Starting with the first line of the data below, copy each line up to and including the one containing "const colors = ['#1f77b4','#ff7f0e','#2ca02c','#d62728'];". Pictures stay out.
___ Data lines ___
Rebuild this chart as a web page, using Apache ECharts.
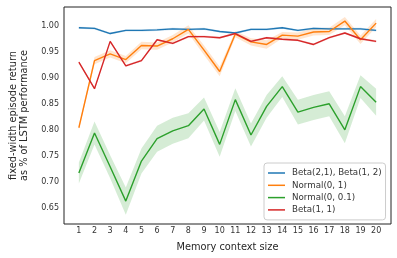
<!DOCTYPE html>
<html><head><meta charset="utf-8">
<script src="https://cdn.jsdelivr.net/npm/echarts@6/dist/echarts.min.js"></script>
<style>html,body{margin:0;padding:0;background:#fff}#c{width:397px;height:258px}</style>
</head><body><div id="c"></div>
<script>
const contextSizes = [1,2,3,4,5,6,7,8,9,10,11,12,13,14,15,16,17,18,19,20];
const xTicks = contextSizes;
const yTicks = [0.65,0.70,0.75,0.80,0.85,0.90,0.95,1.00];
const seriesNames = ['Beta(2,1), Beta(1, 2)','Normal(0, 1)','Normal(0, 0.1)','Beta(1, 1)'];
const betaAsym = [0.997,0.996,0.986,0.992,0.992,0.993,0.995,0.994,0.995,0.990,0.987,0.994,0.994,0.997,0.992,0.996,0.995,0.995,0.995,0.992];
const betaAsymCI = [0.002,0.002,0.002,0.002,0.002,0.002,0.002,0.002,0.002,0.002,0.002,0.002,0.002,0.002,0.002,0.002,0.002,0.002,0.002,0.002];
const normal1 = [0.805,0.934,0.947,0.936,0.963,0.962,0.976,0.994,0.954,0.913,0.985,0.970,0.965,0.983,0.981,0.989,0.990,1.010,0.974,1.006];
const normal1CI = [0.004,0.007,0.007,0.007,0.007,0.007,0.007,0.008,0.009,0.009,0.006,0.007,0.008,0.006,0.007,0.007,0.007,0.008,0.008,0.008];
const normal01 = [0.718,0.795,0.730,0.664,0.741,0.784,0.799,0.809,0.841,0.773,0.859,0.791,0.846,0.884,0.835,0.844,0.851,0.801,0.884,0.854];
const normal01CI = [0.020,0.022,0.022,0.026,0.024,0.025,0.025,0.024,0.022,0.024,0.022,0.022,0.022,0.020,0.024,0.024,0.024,0.026,0.022,0.026];
const beta11 = [0.931,0.880,0.971,0.924,0.934,0.974,0.967,0.980,0.980,0.978,0.986,0.971,0.978,0.975,0.973,0.965,0.978,0.987,0.976,0.971];
const beta11CI = [0.002,0.002,0.002,0.002,0.002,0.002,0.002,0.002,0.002,0.002,0.002,0.002,0.002,0.002,0.002,0.002,0.002,0.002,0.002,0.002];
const colors = ['#1f77b4','#ff7f0e','#2ca02c','#d62728'];

const means = [betaAsym, normal1, normal01, beta11];
const cis = [betaAsymCI, normal1CI, normal01CI, beta11CI];

const chart = echarts.init(document.getElementById('c'), null, {renderer:'canvas'});
const series = [];
means.forEach((m, k) => {
  const bandData = contextSizes.map((x, i) => [x, m[i] - cis[k][i], m[i] + cis[k][i]]);
  series.push({
    type: 'custom',
    name: seriesNames[k] + ' ci',
    z: 1,
    silent: true,
    data: bandData,
    encode: {x: 0, y: [1, 2]},
    renderItem: function (params, api) {
      if (params.dataIndex !== 0) return;
      const upper = bandData.map(d => api.coord([d[0], d[2]]));
      const lower = bandData.map(d => api.coord([d[0], d[1]])).reverse();
      return {
        type: 'polygon',
        shape: {points: upper.concat(lower)},
        style: {fill: colors[k], opacity: 0.2}
      };
    }
  });
});
means.forEach((m, k) => {
  series.push({
    type: 'line',
    name: seriesNames[k],
    z: 3,
    symbol: 'none',
    data: contextSizes.map((x, i) => [x, m[i]]),
    lineStyle: {color: colors[k], width: 1.4},
    itemStyle: {color: colors[k]}
  });
});

chart.setOption({
  animation: false,
  grid: {left: 57, right: 6, top: 7, bottom: 34, show: true, borderColor: '#222', borderWidth: 1, backgroundColor: 'transparent'},
  xAxis: {
    type: 'value', min: 0.05, max: 20.95,
    name: 'Memory context size', nameLocation: 'middle', nameGap: 18,
    nameTextStyle: {fontFamily: 'DejaVu Sans', fontSize: 9.8, color: '#262626'},
    axisLine: {show: false}, axisTick: {show: false}, splitLine: {show: false},
    axisLabel: {customValues: xTicks, fontFamily: 'DejaVu Sans', fontSize: 8, color: '#333', margin: 3,
      formatter: v => String(Math.round(v))}
  },
  yAxis: {
    type: 'value', min: 0.620, max: 1.037,
    name: 'fixed-width episode return\nas % of LSTM performance', nameLocation: 'middle', nameGap: 34, nameRotate: 90,
    nameTextStyle: {fontFamily: 'DejaVu Sans', fontSize: 9.8, color: '#262626', lineHeight: 11},
    axisLine: {show: false}, axisTick: {show: false}, splitLine: {show: false},
    axisLabel: {customValues: yTicks, fontFamily: 'DejaVu Sans', fontSize: 8, color: '#333', margin: 5,
      formatter: v => v.toFixed(2)}
  },
  legend: {
    data: seriesNames,
    orient: 'vertical', left: 264, top: 163,
    icon: 'rect', itemWidth: 17, itemHeight: 1.5, itemGap: 2.3,
    padding: [5, 4, 5, 4],
    backgroundColor: '#fff', borderColor: '#ccc', borderWidth: 1, borderRadius: 3,
    textStyle: {fontFamily: 'DejaVu Sans', fontSize: 8.7, color: '#333', lineHeight: 10, padding: [0, 0, 0, 2]}
  },
  series: series
});
</script></body></html>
___
● **Response to the task**:
Rebuild this chart as a web page, using Apache ECharts.
<!DOCTYPE html>
<html><head><meta charset="utf-8">
<script src="https://cdn.jsdelivr.net/npm/echarts@6/dist/echarts.min.js"></script>
<style>html,body{margin:0;padding:0;background:#fff}#c{width:397px;height:258px}</style>
</head><body><div id="c"></div>
<script>
const contextSizes = [1,2,3,4,5,6,7,8,9,10,11,12,13,14,15,16,17,18,19,20];
const xTicks = contextSizes;
const yTicks = [0.65,0.70,0.75,0.80,0.85,0.90,0.95,1.00];
const seriesNames = ['Beta(2,1), Beta(1, 2)','Normal(0, 1)','Normal(0, 0.1)','Beta(1, 1)'];
const betaAsym = [0.997,0.996,0.986,0.992,0.992,0.993,0.995,0.994,0.995,0.990,0.987,0.994,0.994,0.997,0.992,0.996,0.995,0.995,0.995,0.992];
const betaAsymCI = [0.002,0.002,0.002,0.002,0.002,0.002,0.002,0.002,0.002,0.002,0.002,0.002,0.002,0.002,0.002,0.002,0.002,0.002,0.002,0.002];
const normal1 = [0.805,0.934,0.947,0.936,0.963,0.962,0.976,0.994,0.954,0.913,0.985,0.970,0.965,0.983,0.981,0.989,0.990,1.010,0.974,1.006];
const normal1CI = [0.004,0.007,0.007,0.007,0.007,0.007,0.007,0.008,0.009,0.009,0.006,0.007,0.008,0.006,0.007,0.007,0.007,0.008,0.008,0.008];
const normal01 = [0.718,0.795,0.730,0.664,0.741,0.784,0.799,0.809,0.841,0.773,0.859,0.791,0.846,0.884,0.835,0.844,0.851,0.801,0.884,0.854];
const normal01CI = [0.020,0.022,0.022,0.026,0.024,0.025,0.025,0.024,0.022,0.024,0.022,0.022,0.022,0.020,0.024,0.024,0.024,0.026,0.022,0.026];
const beta11 = [0.931,0.880,0.971,0.924,0.934,0.974,0.967,0.980,0.980,0.978,0.986,0.971,0.978,0.975,0.973,0.965,0.978,0.987,0.976,0.971];
const beta11CI = [0.002,0.002,0.002,0.002,0.002,0.002,0.002,0.002,0.002,0.002,0.002,0.002,0.002,0.002,0.002,0.002,0.002,0.002,0.002,0.002];
const colors = ['#1f77b4','#ff7f0e','#2ca02c','#d62728'];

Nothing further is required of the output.